About architecture, What is it? Architecture is a passion before a science and love before a business. It’s many different things to those who are devoted to it, depending on the individual. The one thing that all architects have in common is the thought that architecture provides a sense of place or privacy for all kinds of human activity.
‘Ah, to build, to build! That is the noblest art of all the arts. Painting and sculpture are but images, are merely shadows cast by outward things on stone or canvas, having in themselves no separate existence. Architecture, existing in itself, and not in seeming a something it is not, surpasses them as substance shadow.’
-Henry Wadsworth Longfellow (1807-1882)
Architecture creates and preserves culture and traditions for thousands of years; think of the Egyptian Pyramids for example. Architectural works are also perceived as cultural works of art such as the Statue of Liberty.
Architecture is not only the art and science of designing buildings; it's a lot more than that. It's the most meaningful type of art.
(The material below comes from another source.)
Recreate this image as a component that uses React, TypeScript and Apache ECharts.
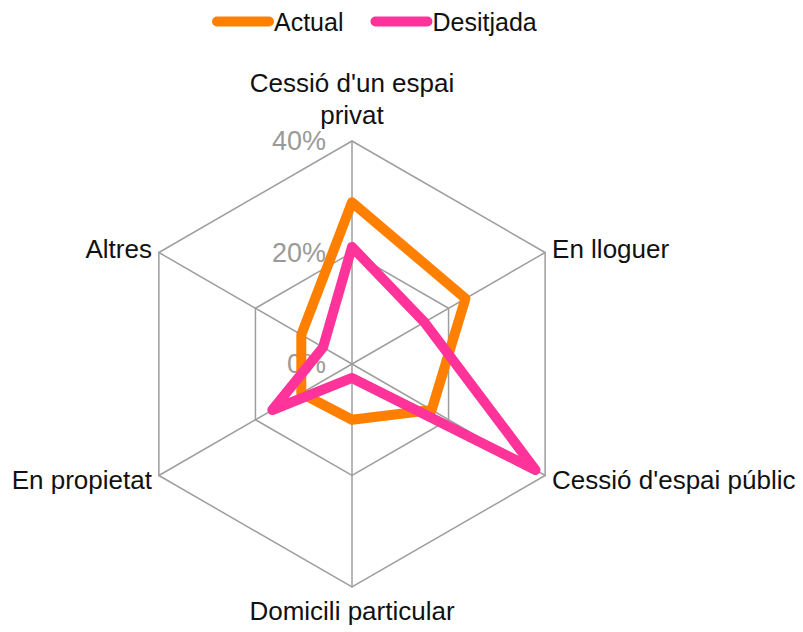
import React, { useEffect, useRef } from "react";
import * as echarts from "echarts";

// Indicators in ECharts order (top, then counter-clockwise)
const categories = [
  "Cessió d'un espai\nprivat",
  "Altres",
  "En propietat",
  "Domicili particular",
  "Cessió d'espai públic",
  "En lloguer",
];
const actualValues = [29, 10.5, 10.5, 10, 16.5, 23.5];
const desitjadaValues = [21, 6, 16.5, 2.5, 38, 15];
const seriesNames = ["Actual", "Desitjada"];
const axisMax = 40;

const FONT = "'Liberation Sans', Arial, Helvetica, sans-serif";

export default function App() {
  const ref = useRef<HTMLDivElement>(null);
  useEffect(() => {
    if (!ref.current) return;
    const chart = echarts.init(ref.current, undefined, { renderer: "svg" });
    chart.setOption({
      animation: false,
      backgroundColor: "#ffffff",
      legend: {
        top: 4,
        left: 207,
        itemWidth: 62,
        itemHeight: 10,
        itemGap: 27,
        icon: "path://M5,0 H57 A5,5 0 0 1 57,10 H5 A5,5 0 0 1 5,0 Z",
        textStyle: { fontFamily: FONT, fontSize: 25, color: "#111", padding: [0, 0, 0, -5] },
        data: seriesNames,
      },
      radar: {
        center: [352, 364],
        radius: 223,
        startAngle: 90,
        shape: "polygon",
        splitNumber: 2,
        nameGap: 8,
        axisName: {
          fontFamily: FONT,
          fontSize: 26,
          color: "#111",
          lineHeight: 32,
          padding: [0, 0, -6, 0],
        },
        axisLine: { lineStyle: { color: "#9e9e9e", width: 1.5 } },
        splitLine: { lineStyle: { color: "#9e9e9e", width: 1.5 } },
        splitArea: { show: false },
        axisLabel: { show: false },
        indicator: categories.map((name, i) => ({
          name,
          min: 0,
          max: axisMax,
          ...(i === 0
            ? {
                axisLabel: {
                  show: true,
                  fontFamily: FONT,
                  fontSize: 27,
                  color: "#9a9a9a",
                  margin: 26,
                  formatter: (v: number) => `${Math.round(v)}%`,
                },
              }
            : {}),
        })),
      },
      series: [
        {
          type: "radar",
          symbol: "none",
          data: [
            {
              name: seriesNames[0],
              value: actualValues,
              itemStyle: { color: "#ff8000" },
              lineStyle: { color: "#ff8000", width: 10, join: "round", cap: "round" },
            },
            {
              name: seriesNames[1],
              value: desitjadaValues,
              itemStyle: { color: "#ff3399" },
              lineStyle: { color: "#ff3399", width: 10, join: "round", cap: "round" },
            },
          ],
        },
      ],
    });
    return () => chart.dispose();
  }, []);
  return (
    <div
      ref={ref}
      style={{ position: "fixed", left: 0, top: 0, width: 803, height: 632 }}
    />
  );
}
It's the beauty of living inside beauty itself. ‘No matter how much you love a beautiful painting you can't live in it, but you can live in a beautiful house.‘ (Elias Redwan, 2007).
Architecture is also a struggle between science and art. Art has no limitation, but science does and so science is sometimes the architects' best friend and worst enemy. That's why architects sometimes try to overcome its limitations by ignoring its logic when they design for theories or pleasure.
To define architecture in terms of design, it is the creative manipulation of mass, space, volume, texture, light, shadow, and materials. This artistic manipulation is limited or restricted by practical elements such as cost, regulations, construction, and technology, yet within these constraints, it is allowed to fly freely.
Architecture is also an interdisciplinary field. It involves mathematics, science, art, technology, social sciences, politics, and history.
Vitruvius, one of earliest known architectural theorist, stated, ‘Architecture is a science, arising out of many other sciences, and adorned with much and varied learning: by the help of which a judgment is formed of those works which are the result of other arts.’
In the end though, architecture is usually governed by the architect's personal passion, approach, taste, talent, or philosophy. In this way, it leans well towards art while preserving a basis in science and theory.